Today’s pattern pics come straight from north Denver, where my son Gus is performing in a play at the Bug Theater.
The Bug is a cute old theater, built in 1912 as a nickelodeon movie house. According to the website:
The theatre now known as The Bug survived multiple incarnations and more than 25 years of dormancy before local artists Chandler Romeo and Reed Weimer renovated the building in 1994 and founded the Bug Performance & Media Art Center (BPMAC), a non-profit organization dedicated to serving Denver audiences by facilitating the development and presentation of diverse arts and cultural programming.
You can see how the various incarnations impacted the building in some strange ways. Here’s an old pic (again, from their website, thanks Bug) that shows what it looked like originally.
When you get up close to the building, you can see that the original tile extends out beyond the wall (apparently built in the 50s), and that the wall was built at an angle.
Look at this great tile. It’s exactly the same as the tile border as in the Grow store. We always speculated that the Grow store used to be a barbershop or apothecary, but apparently that same style of tile was used in theaters also. I’d never seen these tiny circular tiles before.
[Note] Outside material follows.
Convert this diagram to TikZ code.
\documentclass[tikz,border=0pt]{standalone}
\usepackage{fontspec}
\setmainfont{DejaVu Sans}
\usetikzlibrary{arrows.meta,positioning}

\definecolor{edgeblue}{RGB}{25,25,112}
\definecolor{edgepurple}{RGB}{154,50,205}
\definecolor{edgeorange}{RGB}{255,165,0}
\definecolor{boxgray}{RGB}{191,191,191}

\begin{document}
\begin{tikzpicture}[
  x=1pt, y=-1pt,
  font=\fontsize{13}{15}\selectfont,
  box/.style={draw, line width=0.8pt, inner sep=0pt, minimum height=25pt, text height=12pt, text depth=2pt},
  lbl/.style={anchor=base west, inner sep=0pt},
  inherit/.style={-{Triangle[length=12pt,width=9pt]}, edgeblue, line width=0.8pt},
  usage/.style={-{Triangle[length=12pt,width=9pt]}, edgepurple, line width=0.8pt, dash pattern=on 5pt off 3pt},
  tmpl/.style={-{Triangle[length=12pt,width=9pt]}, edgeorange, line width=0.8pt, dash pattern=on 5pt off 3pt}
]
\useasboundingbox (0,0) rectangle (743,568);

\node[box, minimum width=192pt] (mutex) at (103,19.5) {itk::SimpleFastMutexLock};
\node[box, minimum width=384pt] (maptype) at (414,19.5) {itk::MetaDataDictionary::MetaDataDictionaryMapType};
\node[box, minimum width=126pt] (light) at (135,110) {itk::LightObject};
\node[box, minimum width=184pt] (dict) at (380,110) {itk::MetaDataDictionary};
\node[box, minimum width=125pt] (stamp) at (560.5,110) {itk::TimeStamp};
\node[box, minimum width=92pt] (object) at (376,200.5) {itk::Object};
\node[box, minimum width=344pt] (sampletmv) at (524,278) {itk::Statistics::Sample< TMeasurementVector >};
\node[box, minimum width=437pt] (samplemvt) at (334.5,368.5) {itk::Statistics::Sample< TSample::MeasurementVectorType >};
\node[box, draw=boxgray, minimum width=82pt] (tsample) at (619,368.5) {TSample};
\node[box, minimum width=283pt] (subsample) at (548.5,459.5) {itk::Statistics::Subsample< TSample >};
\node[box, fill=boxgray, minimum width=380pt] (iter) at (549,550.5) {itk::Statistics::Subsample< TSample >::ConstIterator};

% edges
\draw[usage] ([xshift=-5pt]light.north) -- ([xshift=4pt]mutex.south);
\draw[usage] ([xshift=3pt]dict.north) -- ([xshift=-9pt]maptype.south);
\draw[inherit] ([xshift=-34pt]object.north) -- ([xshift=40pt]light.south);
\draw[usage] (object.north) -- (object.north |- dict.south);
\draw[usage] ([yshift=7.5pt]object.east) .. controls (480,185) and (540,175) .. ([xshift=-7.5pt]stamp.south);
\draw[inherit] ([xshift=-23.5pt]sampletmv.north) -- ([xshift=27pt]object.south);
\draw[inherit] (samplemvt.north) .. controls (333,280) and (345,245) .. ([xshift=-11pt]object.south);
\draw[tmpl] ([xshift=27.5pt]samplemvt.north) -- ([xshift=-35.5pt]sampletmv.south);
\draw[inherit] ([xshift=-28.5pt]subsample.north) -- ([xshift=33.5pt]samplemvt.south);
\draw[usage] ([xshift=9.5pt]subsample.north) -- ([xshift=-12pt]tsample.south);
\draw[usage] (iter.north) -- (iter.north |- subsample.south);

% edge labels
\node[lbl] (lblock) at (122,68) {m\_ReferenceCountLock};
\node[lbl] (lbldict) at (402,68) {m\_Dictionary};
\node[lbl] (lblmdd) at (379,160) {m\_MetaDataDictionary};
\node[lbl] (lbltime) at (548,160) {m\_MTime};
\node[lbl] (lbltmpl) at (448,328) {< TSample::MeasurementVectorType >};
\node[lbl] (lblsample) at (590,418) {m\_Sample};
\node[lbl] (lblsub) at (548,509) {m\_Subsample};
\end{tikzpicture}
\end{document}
Here’s an up-close of the 50s wall. I love this style of wall…but why did they put it at an angle? Was the architect trying to “modernize” the building when they enclosed the lobby? And look at the interesting pattern in the piece of steel between the sections of the building.
This large metal floor panel could have been just flat, but instead it has two unusual patterns pressed into both sides.
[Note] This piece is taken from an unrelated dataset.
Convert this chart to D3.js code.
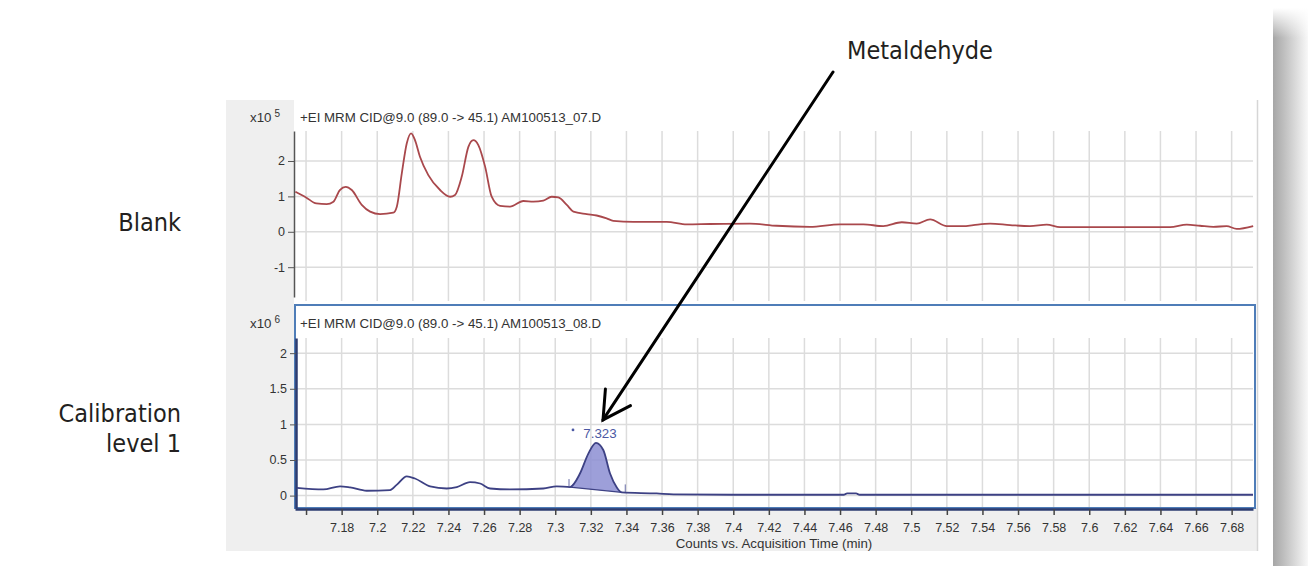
<!DOCTYPE html>
<html>
<head>
<meta charset="utf-8">
<script src="https://d3js.org/d3.v7.min.js"></script>
<style>
  body { margin: 0; background: #fff; }
  svg { display: block; }
  .axis text { font-family: "Liberation Sans", Arial, sans-serif; font-size: 12.5px; fill: #333; }
  .ttl { font-family: "Liberation Sans", Arial, sans-serif; font-size: 13.3px; fill: #333; }
  .note { font-family: "DejaVu Sans", sans-serif; font-stretch: condensed; font-size: 25px; fill: #231f20; }
</style>
</head>
<body>
<svg id="chart" width="1308" height="566"></svg>
<script>
// blank trace, counts x10^5
var blankTime = [7.1540, 7.1600, 7.1658, 7.1716, 7.1754, 7.1790, 7.1823, 7.1857, 7.1913, 7.1960,
  7.2016, 7.2090, 7.2110, 7.2138, 7.2166, 7.2190, 7.2212, 7.2240, 7.2287, 7.2353,
  7.2409, 7.2437, 7.2475, 7.2512, 7.2540, 7.2568, 7.2606, 7.2643, 7.2690, 7.2746,
  7.2821, 7.2877, 7.2933, 7.2980, 7.3017, 7.3065, 7.3102, 7.3177, 7.3233, 7.3289,
  7.3326, 7.3439, 7.3626, 7.3739, 7.3870, 7.4094, 7.4244, 7.4431, 7.4600, 7.4731,
  7.4843, 7.4947, 7.5031, 7.5106, 7.5200, 7.5293, 7.5349, 7.5443, 7.5555, 7.5667,
  7.5761, 7.5836, 7.6154, 7.6454, 7.6548, 7.6622, 7.6697, 7.6772, 7.6828, 7.6921];
var blankCounts = [1.13, 0.97, 0.80, 0.78, 0.85, 1.18, 1.27, 1.18, 0.76, 0.57,
  0.50, 0.54, 0.71, 1.65, 2.50, 2.78, 2.59, 2.12, 1.60, 1.18,
  0.99, 1.04, 1.56, 2.40, 2.59, 2.45, 1.84, 0.99, 0.73, 0.71,
  0.87, 0.85, 0.88, 0.99, 0.97, 0.76, 0.57, 0.50, 0.46, 0.38,
  0.31, 0.28, 0.28, 0.21, 0.22, 0.23, 0.17, 0.14, 0.21, 0.21,
  0.16, 0.27, 0.23, 0.35, 0.16, 0.16, 0.19, 0.23, 0.19, 0.16,
  0.20, 0.13, 0.13, 0.13, 0.20, 0.17, 0.14, 0.16, 0.08, 0.16];

// calibration level 1 trace, counts x10^6
var calTime = [7.1548, 7.1697, 7.1791, 7.1847, 7.1941, 7.2072, 7.2109, 7.2166, 7.2212, 7.2297,
  7.2390, 7.2447, 7.2521, 7.2578, 7.2634, 7.2746, 7.2933, 7.3008, 7.3083, 7.3139,
  7.3186, 7.3229, 7.3270, 7.3308, 7.3346, 7.3374, 7.3570, 7.3664, 7.4000, 7.4620,
  7.4640, 7.4690, 7.4710, 7.6920];
var calCounts = [0.11, 0.087, 0.13, 0.115, 0.068, 0.077, 0.15, 0.27, 0.24, 0.13,
  0.10, 0.12, 0.19, 0.17, 0.10, 0.087, 0.10, 0.13, 0.12, 0.31,
  0.59, 0.74, 0.64, 0.31, 0.115, 0.045, 0.03, 0.017, 0.012, 0.012,
  0.03, 0.03, 0.012, 0.012];

var xTicks = [7.16, 7.18, 7.2, 7.22, 7.24, 7.26, 7.28, 7.3, 7.32, 7.34, 7.36, 7.38, 7.4, 7.42,
  7.44, 7.46, 7.48, 7.5, 7.52, 7.54, 7.56, 7.58, 7.6, 7.62, 7.64, 7.66, 7.68];
var blankTicks = [-1, 0, 1, 2];
var calTicks = [0, 0.5, 1, 1.5, 2];

// integrated peak
var peakStart = 7.3083, peakEnd = 7.3374, peakApex = 7.3229, peakLabel = "7.323";

var svg = d3.select("#chart");

var x = d3.scaleLinear().domain([7.1538, 7.692]).range([295, 1253]);
var yTop = d3.scaleLinear().domain([-1.842, 2.847]).range([297, 131]);
var yBot = d3.scaleLinear().domain([-0.174, 2.213]).range([508, 338]);

var blank = blankTime.map(function(t, i) { return {t: t, v: blankCounts[i]}; });
var cal = calTime.map(function(t, i) { return {t: t, v: calCounts[i]}; });
var plain = function(d) { return String(d); };

// page shadow on the right
var defs = svg.append("defs");
var g1 = defs.append("linearGradient").attr("id", "shade").attr("x1", 0).attr("x2", 1).attr("y1", 0).attr("y2", 0);
g1.append("stop").attr("offset", 0).attr("stop-color", "#a6a6a6");
g1.append("stop").attr("offset", 0.35).attr("stop-color", "#c2c2c2");
g1.append("stop").attr("offset", 1).attr("stop-color", "#f8f8f8");
var g2 = defs.append("linearGradient").attr("id", "fade").attr("x1", 0).attr("x2", 0).attr("y1", 0).attr("y2", 1);
g2.append("stop").attr("offset", 0).attr("stop-color", "#fff").attr("stop-opacity", 1);
g2.append("stop").attr("offset", 1).attr("stop-color", "#fff").attr("stop-opacity", 0);
svg.append("rect").attr("x", 1273).attr("y", 8).attr("width", 35).attr("height", 558).attr("fill", "url(#shade)");
svg.append("rect").attr("x", 1273).attr("y", 8).attr("width", 35).attr("height", 30).attr("fill", "url(#fade)");

// gray software panel + white plot area
svg.append("rect").attr("x", 226).attr("y", 100).attr("width", 1032).attr("height", 451).attr("fill", "#efefef");
svg.append("rect").attr("x", 294).attr("y", 100).attr("width", 963).attr("height", 408).attr("fill", "#fff");
svg.append("line").attr("x1", 1257.5).attr("x2", 1257.5).attr("y1", 100).attr("y2", 551)
  .attr("stroke", "#d6d6d6").attr("stroke-width", 1.5);

// grids
var grid = svg.append("g").attr("stroke", "#dcdcdc").attr("stroke-width", 1.5);
grid.selectAll(".vt").data(xTicks).join("line")
  .attr("x1", function(d) { return x(d); }).attr("x2", function(d) { return x(d); })
  .attr("y1", 131).attr("y2", 301);
grid.selectAll(".ht").data(blankTicks).join("line")
  .attr("x1", 295).attr("x2", 1253)
  .attr("y1", function(d) { return yTop(d); }).attr("y2", function(d) { return yTop(d); });

// bottom panel frame (selected pane)
svg.append("rect").attr("x", 295).attr("y", 305).attr("width", 960).attr("height", 203)
  .attr("fill", "#fff").attr("stroke", "#4f7db8").attr("stroke-width", 2);
var grid2 = svg.append("g").attr("stroke", "#dcdcdc").attr("stroke-width", 1.5);
grid2.selectAll("line.v").data(xTicks).join("line")
  .attr("x1", function(d) { return x(d); }).attr("x2", function(d) { return x(d); })
  .attr("y1", 338).attr("y2", 507);
grid2.selectAll("line.h").data(calTicks).join("line")
  .attr("x1", 296).attr("x2", 1253)
  .attr("y1", function(d) { return yBot(d); }).attr("y2", function(d) { return yBot(d); });

// axes
var axTop = svg.append("g").attr("class", "axis").attr("transform", "translate(294,0)")
  .call(d3.axisLeft(yTop).tickValues(blankTicks).tickFormat(plain).tickSize(6).tickSizeOuter(0).tickPadding(3));
axTop.select(".domain").attr("stroke", "#555").attr("stroke-width", 1.5);
axTop.selectAll(".tick line").attr("stroke", "#555");

var axBot = svg.append("g").attr("class", "axis").attr("transform", "translate(296,0)")
  .call(d3.axisLeft(yBot).tickValues(calTicks).tickFormat(plain).tickSize(6).tickSizeOuter(0).tickPadding(3));
axBot.select(".domain").attr("stroke", "#2d3c70").attr("stroke-width", 2.5);
axBot.selectAll(".tick line").attr("stroke", "#555");

var axX = svg.append("g").attr("class", "axis").attr("transform", "translate(0,509)")
  .call(d3.axisBottom(x).tickValues(xTicks).tickSize(6).tickSizeOuter(0).tickPadding(8)
    .tickFormat(function(d) { return d === 7.16 ? "" : plain(d); }));
axX.select(".domain").attr("stroke", "#2d3c70").attr("stroke-width", 2.5);
axX.selectAll(".tick line").attr("stroke", "#444").attr("stroke-width", 1.5);

svg.append("text").attr("class", "ttl").attr("x", 774).attr("y", 548).attr("text-anchor", "middle")
  .text("Counts vs. Acquisition Time (min)");

// pane titles
function paneTitle(yb, exp, name) {
  var t = svg.append("text").attr("class", "ttl").attr("x", 250).attr("y", yb);
  t.append("tspan").text("x10");
  t.append("tspan").attr("dx", 3).attr("dy", -5).style("font-size", "10px").text(exp);
  svg.append("text").attr("class", "ttl").attr("x", 300).attr("y", yb).text(name);
}
paneTitle(122, "5", "+EI MRM CID@9.0 (89.0 -> 45.1) AM100513_07.D");
paneTitle(328, "6", "+EI MRM CID@9.0 (89.0 -> 45.1) AM100513_08.D");

// traces
var lineTop = d3.line().x(function(d) { return x(d.t); }).y(function(d) { return yTop(d.v); }).curve(d3.curveMonotoneX);
svg.append("path").datum(blank).attr("d", lineTop)
  .attr("fill", "none").attr("stroke", "#a9484c").attr("stroke-width", 1.8);

var v0 = cal.find(function(d) { return d.t === peakStart; }).v;
var v1 = cal.find(function(d) { return d.t === peakEnd; }).v;
var base = d3.scaleLinear().domain([peakStart, peakEnd]).range([v0, v1]);
var inPeak = cal.filter(function(d) { return d.t >= peakStart && d.t <= peakEnd; });
var area = d3.area().x(function(d) { return x(d.t); })
  .y0(function(d) { return yBot(base(d.t)); }).y1(function(d) { return yBot(d.v); })
  .curve(d3.curveMonotoneX);
svg.append("path").datum(inPeak).attr("d", area).attr("fill", "#8c8ed2").attr("fill-opacity", 0.85);
svg.append("line").attr("x1", x(peakStart)).attr("x2", x(peakEnd))
  .attr("y1", yBot(v0)).attr("y2", yBot(v1)).attr("stroke", "#3d4184").attr("stroke-width", 1.2);
[[peakStart, v0], [peakEnd + 0.0025, v1]].forEach(function(p) {
  svg.append("line").attr("x1", x(p[0]) - 1).attr("x2", x(p[0]) - 1)
    .attr("y1", yBot(p[1]) - 8).attr("y2", yBot(p[1])).attr("stroke", "#6a6fa8").attr("stroke-width", 1);
});

var lineBot = d3.line().x(function(d) { return x(d.t); }).y(function(d) { return yBot(d.v); }).curve(d3.curveMonotoneX);
svg.append("path").datum(cal).attr("d", lineBot)
  .attr("fill", "none").attr("stroke", "#3d4184").attr("stroke-width", 1.8);

// peak label
var apexV = cal.find(function(d) { return d.t === peakApex; }).v;
var ax = x(peakApex), ay = yBot(apexV);
svg.append("circle").attr("cx", ax - 23).attr("cy", ay - 13).attr("r", 1.4).attr("fill", "#4b58a3");
svg.append("text").attr("class", "ttl").attr("x", ax + 4).attr("y", ay - 5).attr("text-anchor", "middle")
  .style("fill", "#4b58a3").text(peakLabel);

// annotations
svg.append("text").attr("class", "note").attr("x", 181).attr("y", 231).attr("text-anchor", "end").text("Blank");
svg.append("text").attr("class", "note").attr("x", 181).attr("y", 422).attr("text-anchor", "end").text("Calibration");
svg.append("text").attr("class", "note").attr("x", 181).attr("y", 452).attr("text-anchor", "end").text("level 1");
svg.append("text").attr("class", "note").attr("x", 920).attr("y", 59).attr("text-anchor", "middle").text("Metaldehyde");

var tip = [ax + 7, ay - 23], tail = [833, 72];
var ang = Math.atan2(tail[1] - tip[1], tail[0] - tip[0]);
var wing = 31, spread = 29 * Math.PI / 180;
var arrow = svg.append("g").attr("stroke", "#000").attr("stroke-width", 3).attr("fill", "none").attr("stroke-linecap", "round");
arrow.append("line").attr("x1", tail[0]).attr("y1", tail[1]).attr("x2", tip[0]).attr("y2", tip[1]);
arrow.append("path").attr("stroke-linejoin", "miter").attr("d",
  "M" + (tip[0] + wing * Math.cos(ang - spread)) + "," + (tip[1] + wing * Math.sin(ang - spread)) +
  "L" + tip[0] + "," + tip[1] +
  "L" + (tip[0] + wing * Math.cos(ang + spread)) + "," + (tip[1] + wing * Math.sin(ang + spread)));
</script>
</body>
</html>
At night, the right-hand panel glows with light, because some of those circles are filled with a thick glass. You can see where they’re broken out in the photo above. Underneath the doors is what looks like a spider-webby stairway that presumably goes under the theater, and a little clamp lamp that someone put under there, to make the panel glow.
Next door to the bug is an environmental consulting firm and a little gallery where my friends Sarah and Kelton met years ago. The consulting firm has nice decorative steel window bars, a little bullet hole, and a lovely manhole cover in the front sidewalk.
And, for the last north Denver pattern, a close-up of the building across the street, which was also apparently “modernized” in the 50s with the addition of a stone facade.
We have a book at home called “How Buildings Learn” by Stewart Brand (of Whole Earth Catalog fame, and now founder of an interesting organization called The Long Now Foundation which was founded “…to provide counterpoint to today’s “faster/cheaper” mind set and promote “slower/better” thinking, [in order to] creatively foster responsibility in the framework of the next 10,000 years…”).
Anyway, the How Buildings Learn book discusses these kinds of issues. Brand essentially argues that buildings are almost like Darwinian mechanisms, in that they have to change and “grow” to adapt to human needs and environmental and economic conditions.